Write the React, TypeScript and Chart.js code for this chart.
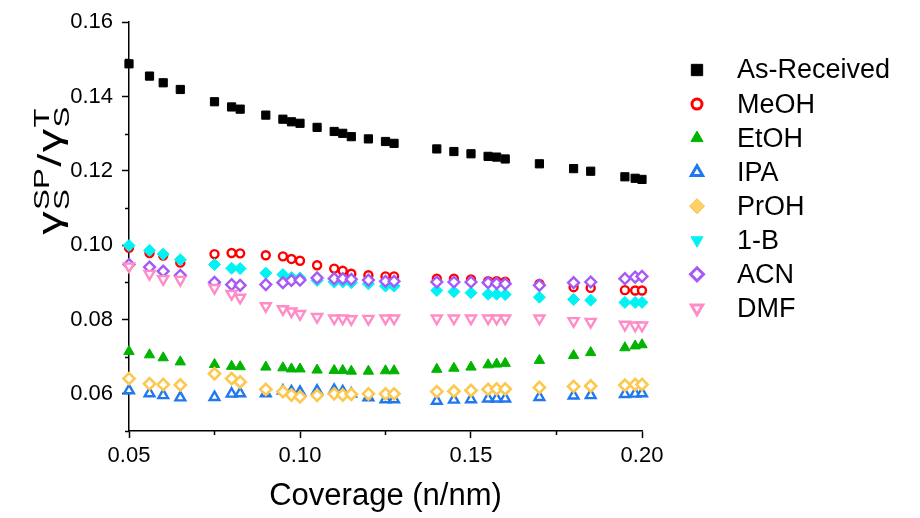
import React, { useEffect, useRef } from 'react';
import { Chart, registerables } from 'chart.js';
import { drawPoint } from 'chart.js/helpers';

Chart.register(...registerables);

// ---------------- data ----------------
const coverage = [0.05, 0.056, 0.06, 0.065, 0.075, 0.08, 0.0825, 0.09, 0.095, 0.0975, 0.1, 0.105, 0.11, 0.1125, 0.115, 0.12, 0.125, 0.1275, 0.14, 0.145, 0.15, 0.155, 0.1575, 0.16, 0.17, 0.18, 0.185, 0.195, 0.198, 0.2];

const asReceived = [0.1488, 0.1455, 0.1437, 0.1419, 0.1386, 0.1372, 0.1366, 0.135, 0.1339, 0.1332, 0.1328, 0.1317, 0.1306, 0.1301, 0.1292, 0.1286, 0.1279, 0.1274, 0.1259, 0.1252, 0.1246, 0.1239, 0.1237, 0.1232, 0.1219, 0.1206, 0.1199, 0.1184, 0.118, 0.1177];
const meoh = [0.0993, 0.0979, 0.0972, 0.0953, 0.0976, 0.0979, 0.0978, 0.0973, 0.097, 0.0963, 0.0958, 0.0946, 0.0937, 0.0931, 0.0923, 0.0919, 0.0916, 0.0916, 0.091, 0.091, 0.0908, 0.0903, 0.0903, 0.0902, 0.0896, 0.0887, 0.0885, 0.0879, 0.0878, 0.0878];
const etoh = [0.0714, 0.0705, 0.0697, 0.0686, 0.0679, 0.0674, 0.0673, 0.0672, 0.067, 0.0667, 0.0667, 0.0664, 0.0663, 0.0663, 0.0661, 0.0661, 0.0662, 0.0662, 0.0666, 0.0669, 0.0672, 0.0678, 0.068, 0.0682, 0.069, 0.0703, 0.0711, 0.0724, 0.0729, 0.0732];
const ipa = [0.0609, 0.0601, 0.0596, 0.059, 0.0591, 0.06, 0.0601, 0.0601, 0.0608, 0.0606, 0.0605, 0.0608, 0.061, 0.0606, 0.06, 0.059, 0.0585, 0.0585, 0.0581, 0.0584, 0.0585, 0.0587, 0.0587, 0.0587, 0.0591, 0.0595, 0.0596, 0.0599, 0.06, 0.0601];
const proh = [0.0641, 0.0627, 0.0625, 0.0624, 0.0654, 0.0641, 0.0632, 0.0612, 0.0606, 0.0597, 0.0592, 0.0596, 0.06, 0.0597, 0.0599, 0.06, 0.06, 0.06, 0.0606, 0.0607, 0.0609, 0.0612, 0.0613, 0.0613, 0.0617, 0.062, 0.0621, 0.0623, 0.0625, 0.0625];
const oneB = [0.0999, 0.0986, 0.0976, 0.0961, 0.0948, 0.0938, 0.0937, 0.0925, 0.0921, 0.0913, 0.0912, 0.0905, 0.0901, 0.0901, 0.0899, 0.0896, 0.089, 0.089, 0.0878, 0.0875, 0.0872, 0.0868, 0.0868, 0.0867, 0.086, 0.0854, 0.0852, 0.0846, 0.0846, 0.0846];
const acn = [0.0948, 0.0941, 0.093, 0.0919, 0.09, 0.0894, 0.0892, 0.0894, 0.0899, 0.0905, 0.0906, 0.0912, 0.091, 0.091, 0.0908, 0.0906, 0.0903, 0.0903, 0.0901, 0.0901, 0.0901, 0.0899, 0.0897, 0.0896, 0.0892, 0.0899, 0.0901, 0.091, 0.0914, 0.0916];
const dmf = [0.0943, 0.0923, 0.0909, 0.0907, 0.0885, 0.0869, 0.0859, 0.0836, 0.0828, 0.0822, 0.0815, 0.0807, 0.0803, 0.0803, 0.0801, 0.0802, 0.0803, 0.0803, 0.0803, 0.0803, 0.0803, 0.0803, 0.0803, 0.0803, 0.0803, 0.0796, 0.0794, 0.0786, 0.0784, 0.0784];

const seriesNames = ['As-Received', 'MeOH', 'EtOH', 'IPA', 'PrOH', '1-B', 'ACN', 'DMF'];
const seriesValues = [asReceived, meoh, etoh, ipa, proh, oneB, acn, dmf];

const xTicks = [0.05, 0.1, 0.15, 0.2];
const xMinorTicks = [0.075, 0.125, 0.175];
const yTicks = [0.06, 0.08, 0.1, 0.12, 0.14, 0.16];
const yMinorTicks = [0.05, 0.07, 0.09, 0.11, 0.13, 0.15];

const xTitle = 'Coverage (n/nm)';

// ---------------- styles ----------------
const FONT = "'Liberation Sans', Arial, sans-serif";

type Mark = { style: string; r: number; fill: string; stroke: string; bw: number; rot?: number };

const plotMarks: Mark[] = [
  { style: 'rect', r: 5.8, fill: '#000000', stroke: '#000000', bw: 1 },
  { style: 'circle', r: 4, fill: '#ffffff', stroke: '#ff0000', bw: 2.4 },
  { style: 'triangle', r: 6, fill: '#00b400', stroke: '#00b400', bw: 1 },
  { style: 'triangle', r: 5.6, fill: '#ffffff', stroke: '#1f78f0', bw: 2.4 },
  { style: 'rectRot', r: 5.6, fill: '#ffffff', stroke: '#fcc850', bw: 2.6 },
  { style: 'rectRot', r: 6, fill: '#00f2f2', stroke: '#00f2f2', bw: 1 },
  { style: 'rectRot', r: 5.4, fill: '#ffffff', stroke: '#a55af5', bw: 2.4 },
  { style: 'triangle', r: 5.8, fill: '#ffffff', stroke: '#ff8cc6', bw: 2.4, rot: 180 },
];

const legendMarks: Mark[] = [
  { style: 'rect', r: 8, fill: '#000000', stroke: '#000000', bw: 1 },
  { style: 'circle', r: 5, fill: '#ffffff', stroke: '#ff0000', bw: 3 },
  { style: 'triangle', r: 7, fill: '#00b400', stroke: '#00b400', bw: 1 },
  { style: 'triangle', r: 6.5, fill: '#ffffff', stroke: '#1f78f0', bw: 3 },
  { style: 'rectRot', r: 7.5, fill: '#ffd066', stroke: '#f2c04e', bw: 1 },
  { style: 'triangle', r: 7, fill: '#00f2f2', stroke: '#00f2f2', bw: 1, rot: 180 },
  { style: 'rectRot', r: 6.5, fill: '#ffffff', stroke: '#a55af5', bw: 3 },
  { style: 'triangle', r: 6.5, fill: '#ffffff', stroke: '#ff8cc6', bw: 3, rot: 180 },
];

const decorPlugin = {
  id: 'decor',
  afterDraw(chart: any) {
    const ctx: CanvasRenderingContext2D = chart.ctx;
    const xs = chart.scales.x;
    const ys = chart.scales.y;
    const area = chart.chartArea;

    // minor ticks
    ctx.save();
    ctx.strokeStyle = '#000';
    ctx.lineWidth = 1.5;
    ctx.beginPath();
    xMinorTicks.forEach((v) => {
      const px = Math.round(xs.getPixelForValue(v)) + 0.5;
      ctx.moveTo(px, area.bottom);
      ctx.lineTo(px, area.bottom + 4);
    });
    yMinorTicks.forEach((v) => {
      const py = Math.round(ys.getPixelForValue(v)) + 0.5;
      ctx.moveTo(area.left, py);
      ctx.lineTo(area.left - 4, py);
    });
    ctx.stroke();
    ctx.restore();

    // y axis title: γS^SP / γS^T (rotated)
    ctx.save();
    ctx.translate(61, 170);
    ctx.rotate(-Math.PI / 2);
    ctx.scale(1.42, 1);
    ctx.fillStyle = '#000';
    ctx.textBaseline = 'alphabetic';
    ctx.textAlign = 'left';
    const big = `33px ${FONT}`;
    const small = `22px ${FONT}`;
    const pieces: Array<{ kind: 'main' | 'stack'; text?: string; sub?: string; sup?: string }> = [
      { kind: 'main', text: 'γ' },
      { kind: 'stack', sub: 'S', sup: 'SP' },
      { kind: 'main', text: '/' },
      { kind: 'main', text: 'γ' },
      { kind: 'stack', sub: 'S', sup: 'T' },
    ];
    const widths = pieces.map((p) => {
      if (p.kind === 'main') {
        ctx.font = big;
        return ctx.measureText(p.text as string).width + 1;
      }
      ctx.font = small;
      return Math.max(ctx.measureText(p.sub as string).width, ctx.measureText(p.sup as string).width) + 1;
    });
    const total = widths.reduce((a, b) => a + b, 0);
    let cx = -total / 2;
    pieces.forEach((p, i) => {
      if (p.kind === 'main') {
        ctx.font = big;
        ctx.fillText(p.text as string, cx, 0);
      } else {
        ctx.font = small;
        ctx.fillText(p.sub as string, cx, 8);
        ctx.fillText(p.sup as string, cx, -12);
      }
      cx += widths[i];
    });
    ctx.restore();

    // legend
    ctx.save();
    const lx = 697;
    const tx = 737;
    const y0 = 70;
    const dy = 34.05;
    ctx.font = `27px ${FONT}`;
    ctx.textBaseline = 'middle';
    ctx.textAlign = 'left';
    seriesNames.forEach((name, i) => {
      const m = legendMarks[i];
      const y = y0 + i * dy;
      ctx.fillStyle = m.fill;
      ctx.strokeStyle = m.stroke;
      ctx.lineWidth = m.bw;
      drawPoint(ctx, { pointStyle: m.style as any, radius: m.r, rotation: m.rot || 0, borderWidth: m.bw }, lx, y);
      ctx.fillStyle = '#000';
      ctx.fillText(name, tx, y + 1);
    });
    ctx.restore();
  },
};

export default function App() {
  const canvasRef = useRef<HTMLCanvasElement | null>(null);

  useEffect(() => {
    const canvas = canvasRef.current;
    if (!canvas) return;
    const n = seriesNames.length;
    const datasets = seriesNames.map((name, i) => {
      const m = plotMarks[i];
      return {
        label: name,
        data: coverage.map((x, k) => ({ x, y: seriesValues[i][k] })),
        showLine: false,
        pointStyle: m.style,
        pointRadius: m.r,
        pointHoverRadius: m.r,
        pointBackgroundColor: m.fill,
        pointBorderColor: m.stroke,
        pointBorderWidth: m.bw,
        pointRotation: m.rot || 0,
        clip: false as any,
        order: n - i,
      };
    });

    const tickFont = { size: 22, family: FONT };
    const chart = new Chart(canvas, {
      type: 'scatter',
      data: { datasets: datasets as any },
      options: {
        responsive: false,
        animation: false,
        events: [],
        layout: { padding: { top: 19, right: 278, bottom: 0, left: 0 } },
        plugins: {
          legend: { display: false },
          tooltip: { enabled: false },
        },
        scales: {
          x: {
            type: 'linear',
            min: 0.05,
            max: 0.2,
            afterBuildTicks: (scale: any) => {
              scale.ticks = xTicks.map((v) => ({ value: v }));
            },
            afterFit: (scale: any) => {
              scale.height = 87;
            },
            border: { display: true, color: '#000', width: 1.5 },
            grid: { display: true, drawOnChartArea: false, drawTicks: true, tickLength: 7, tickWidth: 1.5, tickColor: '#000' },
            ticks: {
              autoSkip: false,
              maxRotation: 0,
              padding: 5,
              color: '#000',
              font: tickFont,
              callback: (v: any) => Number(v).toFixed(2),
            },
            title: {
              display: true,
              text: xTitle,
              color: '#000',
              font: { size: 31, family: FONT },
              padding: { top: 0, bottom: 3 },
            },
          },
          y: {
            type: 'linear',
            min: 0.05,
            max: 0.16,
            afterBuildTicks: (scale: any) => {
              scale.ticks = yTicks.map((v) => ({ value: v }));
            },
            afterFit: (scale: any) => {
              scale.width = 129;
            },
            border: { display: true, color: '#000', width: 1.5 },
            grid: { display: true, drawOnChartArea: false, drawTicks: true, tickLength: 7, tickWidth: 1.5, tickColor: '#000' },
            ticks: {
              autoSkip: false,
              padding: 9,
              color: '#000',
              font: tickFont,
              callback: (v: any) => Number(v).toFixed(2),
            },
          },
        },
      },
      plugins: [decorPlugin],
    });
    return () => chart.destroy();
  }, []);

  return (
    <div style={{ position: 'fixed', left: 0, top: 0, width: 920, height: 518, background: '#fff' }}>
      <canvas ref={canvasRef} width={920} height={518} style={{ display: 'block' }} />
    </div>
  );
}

* * *

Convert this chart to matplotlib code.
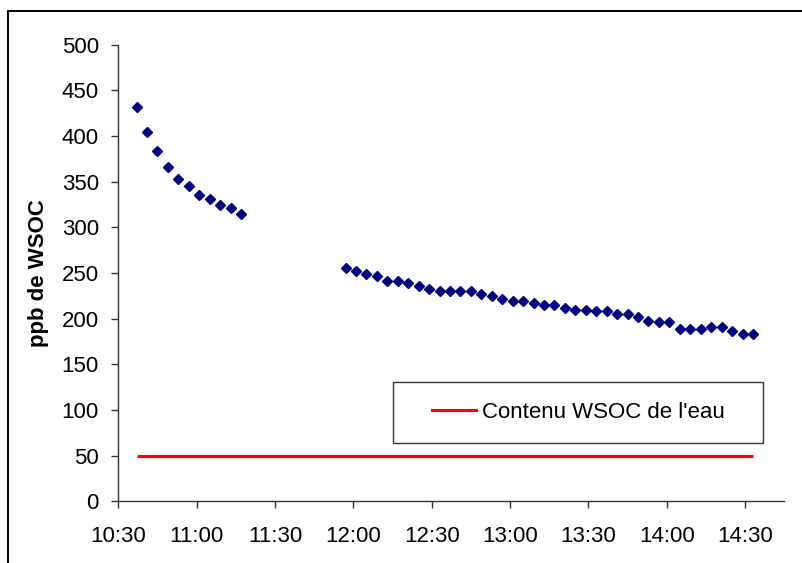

> REQUIRED TASK
In the listing above, find the line with "Write the React, TypeScript" and the line with "Chart.register(...registerables);". Copy exactly those lines and all between them, minus the images.

> COMPLETE RESPONSE
Write the React, TypeScript and Chart.js code for this chart.
import React, { useEffect, useRef } from 'react';
import { Chart, registerables } from 'chart.js';
import { drawPoint } from 'chart.js/helpers';

Chart.register(...registerables);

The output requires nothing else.